Can Regex help find missing closing »?

Hello,
I have been counting the « and » in a big document and the numbers do not match.
« 3576
» 3565
I have tried this ([«|„|"|“])(\s*)(.+?)(\s*)([»|“|"|”]) to change the font of the whole and then search for « and » with automatic font. I found a few but some closing » as you can see are still missing.
Is there a way to look for « not followed by »?

I have tried this ([«|„|"|“])(\s*)(.+?)(\s*)([»|“|"|”])

[«|„|"|“] means not “any of listed quote characters”, but "any of «, , ", , or |" - note that the pipe symbol is also included, because you used the [] set syntax, where many special characters are treated as normal. You needed simply [«„"“].

You likely need something like

([«„"“])\s*([^»“"”]+?)\s*([»“"”])

to exclude the closing quotations in the text … but then nested quoting would need special treatment.

Thank you, I tried ([«„"“])(\s*)(.)(\s)([»“"”]) and it does work. Now, if in a sentence I have:
Bla bla «abc», bla «abc ‹ab›bla»abc. This expression will select everything until the last » before the end of the paragraph. Is it possible to tell it to stop after each complete set: «abc»?

Thank you, I just realized, trying your suggested regex that you solved this last question. Now I get «abc» selected individually. Any ideas on how to search for «not followed by»?

I assume that “«not followed by»” means “«not followed by» followed by another « or end of paragraph”:

([«„"“])\s*([^»“"”]+?)\s*([«„"“]|$)

but likely you would need to look for individual pairs separately, to not interfere with nested quotations.

«\s*([^»]+?)\s*(«|$)

I think that regexp’s have too weak an expressive power to correctly handle simultaneously nested quotations and unbalanced marks. Also + and * have the “greedy” property, meaning they will try to match as many characters as possible, not stopping at the shortest pattern. IMHO you need a different tool than mere regexp’s. Unfortunately, external tool will work on plain text (losing formatting). Or they can be used to tell you there is an error in the plain text and you fix it in Writer (iterating over the process of exporting and testing).
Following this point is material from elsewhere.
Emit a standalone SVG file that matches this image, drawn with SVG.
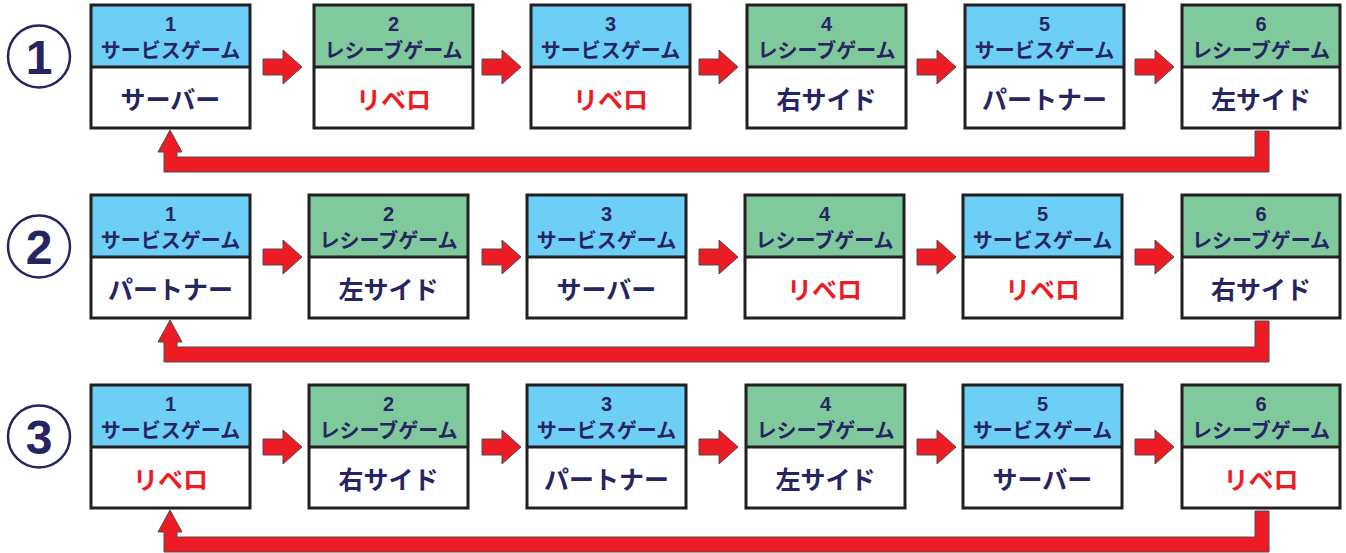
<svg xmlns="http://www.w3.org/2000/svg" width="1346" height="553" viewBox="0 0 1346 553">
<style>
.hs{fill:#6dcff6}
.hr{fill:#80c99c}
.lo{fill:#ffffff}
.bd{fill:none;stroke:#231f20;stroke-width:3}
.dv{stroke:#231f20;stroke-width:3}
text{font-family:"Noto Sans CJK JP","Noto Sans",sans-serif;font-weight:bold;text-anchor:middle}
.n{font-family:"Liberation Sans",Arial,sans-serif;font-size:20px;fill:#262561}
.g{font-size:20px;fill:#262561}
.p{font-size:25px;fill:#262561}
.r{font-size:25px;fill:#ed1c24}
.cc{fill:#fff;stroke:#262561;stroke-width:2.5}
.cn{font-family:"Liberation Sans",Arial,sans-serif;font-size:48px;fill:#262561}
.ar{fill:#ed1c24;stroke:#4d4d4d;stroke-width:1}
</style>
<defs>
<polygon id="ra" points="0,-8 20,-8 20,-17 39,0 20,17 20,8 0,8"/>
</defs>

<!-- Row markers -->
<g id="row1-label"><circle class="cc" cx="39" cy="56.5" r="31"/><text class="cn" x="39" y="74">1</text></g>
<g id="row2-label"><circle class="cc" cx="39" cy="246.5" r="31"/><text class="cn" x="39" y="264">2</text></g>
<g id="row3-label"><circle class="cc" cx="39" cy="436.5" r="31"/><text class="cn" x="39" y="454">3</text></g>

<!-- Row 1 nodes (T=5, D=67, B=128) -->
<g id="r1n1"><rect class="hs" x="91" y="5" width="159" height="62"/><rect class="lo" x="91" y="67" width="159" height="61"/><rect class="bd" x="91" y="5" width="159" height="123"/><line class="dv" x1="91" y1="67" x2="250" y2="67"/><text class="n" x="170.5" y="31">1</text><text class="g" x="170.5" y="57.5">サービスゲーム</text><text class="p" x="170.5" y="109">サーバー</text></g>
<g id="r1n2"><rect class="hr" x="314" y="5" width="159" height="62"/><rect class="lo" x="314" y="67" width="159" height="61"/><rect class="bd" x="314" y="5" width="159" height="123"/><line class="dv" x1="314" y1="67" x2="473" y2="67"/><text class="n" x="393.5" y="31">2</text><text class="g" x="393.5" y="57.5">レシーブゲーム</text><text class="r" x="393.5" y="109">リベロ</text></g>
<g id="r1n3"><rect class="hs" x="531" y="5" width="159" height="62"/><rect class="lo" x="531" y="67" width="159" height="61"/><rect class="bd" x="531" y="5" width="159" height="123"/><line class="dv" x1="531" y1="67" x2="690" y2="67"/><text class="n" x="610.5" y="31">3</text><text class="g" x="610.5" y="57.5">サービスゲーム</text><text class="r" x="610.5" y="109">リベロ</text></g>
<g id="r1n4"><rect class="hr" x="747" y="5" width="159" height="62"/><rect class="lo" x="747" y="67" width="159" height="61"/><rect class="bd" x="747" y="5" width="159" height="123"/><line class="dv" x1="747" y1="67" x2="906" y2="67"/><text class="n" x="826.5" y="31">4</text><text class="g" x="826.5" y="57.5">レシーブゲーム</text><text class="p" x="826.5" y="109">右サイド</text></g>
<g id="r1n5"><rect class="hs" x="965" y="5" width="159" height="62"/><rect class="lo" x="965" y="67" width="159" height="61"/><rect class="bd" x="965" y="5" width="159" height="123"/><line class="dv" x1="965" y1="67" x2="1124" y2="67"/><text class="n" x="1044.5" y="31">5</text><text class="g" x="1044.5" y="57.5">サービスゲーム</text><text class="p" x="1044.5" y="109">パートナー</text></g>
<g id="r1n6"><rect class="hr" x="1182" y="5" width="158" height="62"/><rect class="lo" x="1182" y="67" width="158" height="61"/><rect class="bd" x="1182" y="5" width="158" height="123"/><line class="dv" x1="1182" y1="67" x2="1340" y2="67"/><text class="n" x="1261" y="31">6</text><text class="g" x="1261" y="57.5">レシーブゲーム</text><text class="p" x="1261" y="109">左サイド</text></g>

<!-- Row 2 nodes (T=195, D=257, B=318) -->
<g id="r2n1"><rect class="hs" x="91" y="195" width="159" height="62"/><rect class="lo" x="91" y="257" width="159" height="61"/><rect class="bd" x="91" y="195" width="159" height="123"/><line class="dv" x1="91" y1="257" x2="250" y2="257"/><text class="n" x="170.5" y="221">1</text><text class="g" x="170.5" y="247.5">サービスゲーム</text><text class="p" x="170.5" y="299">パートナー</text></g>
<g id="r2n2"><rect class="hr" x="309" y="195" width="159" height="62"/><rect class="lo" x="309" y="257" width="159" height="61"/><rect class="bd" x="309" y="195" width="159" height="123"/><line class="dv" x1="309" y1="257" x2="468" y2="257"/><text class="n" x="388.5" y="221">2</text><text class="g" x="388.5" y="247.5">レシーブゲーム</text><text class="p" x="388.5" y="299">左サイド</text></g>
<g id="r2n3"><rect class="hs" x="527" y="195" width="159" height="62"/><rect class="lo" x="527" y="257" width="159" height="61"/><rect class="bd" x="527" y="195" width="159" height="123"/><line class="dv" x1="527" y1="257" x2="686" y2="257"/><text class="n" x="606.5" y="221">3</text><text class="g" x="606.5" y="247.5">サービスゲーム</text><text class="p" x="606.5" y="299">サーバー</text></g>
<g id="r2n4"><rect class="hr" x="745" y="195" width="159" height="62"/><rect class="lo" x="745" y="257" width="159" height="61"/><rect class="bd" x="745" y="195" width="159" height="123"/><line class="dv" x1="745" y1="257" x2="904" y2="257"/><text class="n" x="824.5" y="221">4</text><text class="g" x="824.5" y="247.5">レシーブゲーム</text><text class="r" x="824.5" y="299">リベロ</text></g>
<g id="r2n5"><rect class="hs" x="963" y="195" width="159" height="62"/><rect class="lo" x="963" y="257" width="159" height="61"/><rect class="bd" x="963" y="195" width="159" height="123"/><line class="dv" x1="963" y1="257" x2="1122" y2="257"/><text class="n" x="1042.5" y="221">5</text><text class="g" x="1042.5" y="247.5">サービスゲーム</text><text class="r" x="1042.5" y="299">リベロ</text></g>
<g id="r2n6"><rect class="hr" x="1182" y="195" width="158" height="62"/><rect class="lo" x="1182" y="257" width="158" height="61"/><rect class="bd" x="1182" y="195" width="158" height="123"/><line class="dv" x1="1182" y1="257" x2="1340" y2="257"/><text class="n" x="1261" y="221">6</text><text class="g" x="1261" y="247.5">レシーブゲーム</text><text class="p" x="1261" y="299">右サイド</text></g>

<!-- Row 3 nodes (T=385, D=447, B=508) -->
<g id="r3n1"><rect class="hs" x="91" y="385" width="159" height="62"/><rect class="lo" x="91" y="447" width="159" height="61"/><rect class="bd" x="91" y="385" width="159" height="123"/><line class="dv" x1="91" y1="447" x2="250" y2="447"/><text class="n" x="170.5" y="411">1</text><text class="g" x="170.5" y="437.5">サービスゲーム</text><text class="r" x="170.5" y="489">リベロ</text></g>
<g id="r3n2"><rect class="hr" x="309" y="385" width="159" height="62"/><rect class="lo" x="309" y="447" width="159" height="61"/><rect class="bd" x="309" y="385" width="159" height="123"/><line class="dv" x1="309" y1="447" x2="468" y2="447"/><text class="n" x="388.5" y="411">2</text><text class="g" x="388.5" y="437.5">レシーブゲーム</text><text class="p" x="388.5" y="489">右サイド</text></g>
<g id="r3n3"><rect class="hs" x="527" y="385" width="159" height="62"/><rect class="lo" x="527" y="447" width="159" height="61"/><rect class="bd" x="527" y="385" width="159" height="123"/><line class="dv" x1="527" y1="447" x2="686" y2="447"/><text class="n" x="606.5" y="411">3</text><text class="g" x="606.5" y="437.5">サービスゲーム</text><text class="p" x="606.5" y="489">パートナー</text></g>
<g id="r3n4"><rect class="hr" x="746" y="385" width="159" height="62"/><rect class="lo" x="746" y="447" width="159" height="61"/><rect class="bd" x="746" y="385" width="159" height="123"/><line class="dv" x1="746" y1="447" x2="905" y2="447"/><text class="n" x="825.5" y="411">4</text><text class="g" x="825.5" y="437.5">レシーブゲーム</text><text class="p" x="825.5" y="489">左サイド</text></g>
<g id="r3n5"><rect class="hs" x="963" y="385" width="159" height="62"/><rect class="lo" x="963" y="447" width="159" height="61"/><rect class="bd" x="963" y="385" width="159" height="123"/><line class="dv" x1="963" y1="447" x2="1122" y2="447"/><text class="n" x="1042.5" y="411">5</text><text class="g" x="1042.5" y="437.5">サービスゲーム</text><text class="p" x="1042.5" y="489">サーバー</text></g>
<g id="r3n6"><rect class="hr" x="1182" y="385" width="158" height="62"/><rect class="lo" x="1182" y="447" width="158" height="61"/><rect class="bd" x="1182" y="385" width="158" height="123"/><line class="dv" x1="1182" y1="447" x2="1340" y2="447"/><text class="n" x="1261" y="411">6</text><text class="g" x="1261" y="437.5">レシーブゲーム</text><text class="r" x="1261" y="489">リベロ</text></g>

<!-- Connectors -->
<g id="connectors">
<use href="#ra" class="ar" x="263" y="67"/>
<use href="#ra" class="ar" x="482" y="67"/>
<use href="#ra" class="ar" x="699" y="67"/>
<use href="#ra" class="ar" x="917" y="67"/>
<use href="#ra" class="ar" x="1135" y="67"/>
<use href="#ra" class="ar" x="263" y="257"/>
<use href="#ra" class="ar" x="482" y="257"/>
<use href="#ra" class="ar" x="699" y="257"/>
<use href="#ra" class="ar" x="917" y="257"/>
<use href="#ra" class="ar" x="1135" y="257"/>
<use href="#ra" class="ar" x="263" y="447"/>
<use href="#ra" class="ar" x="482" y="447"/>
<use href="#ra" class="ar" x="699" y="447"/>
<use href="#ra" class="ar" x="917" y="447"/>
<use href="#ra" class="ar" x="1135" y="447"/>
<polygon class="ar" points="170,130 182,152 177,152 177,157 1255,157 1255,131 1269,131 1269,172 164,172 164,152 158,152"/>
<polygon class="ar" points="170,320 182,342 177,342 177,347 1255,347 1255,321 1269,321 1269,362 164,362 164,342 158,342"/>
<polygon class="ar" points="170,510 182,532 177,532 177,537 1255,537 1255,511 1269,511 1269,552 164,552 164,532 158,532"/>
</g>
</svg>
Also + and * have the “greedy” property

… which is why @Earendil used the ? in the (.+?), to make it not greedy.

Thank you @mikekaganski This is working for me: ([«„"“])\s*([^»“"”]+?)\s*([«„"“]|$)
and I hope to be able to have a try at «\s*([^»]+?)\s*(«|$) too
I am really grateful for your help. I am not sure if I marked correctly your answer as the correct one.

@mikekaganski: thanks for correcting me, I was not careful enough when reading the regexp. Anyway, I still feel that regexps are not the best tool when trying to check for balanced delimiters. Unfortunately there is nothing else inside Writer.

I confirm that both ([«„"“])\s([^»“"”]+?)\s([«„"“]|$) and «\s([^»]+?)\s(«|$) worked very well for me! Thanks a lot!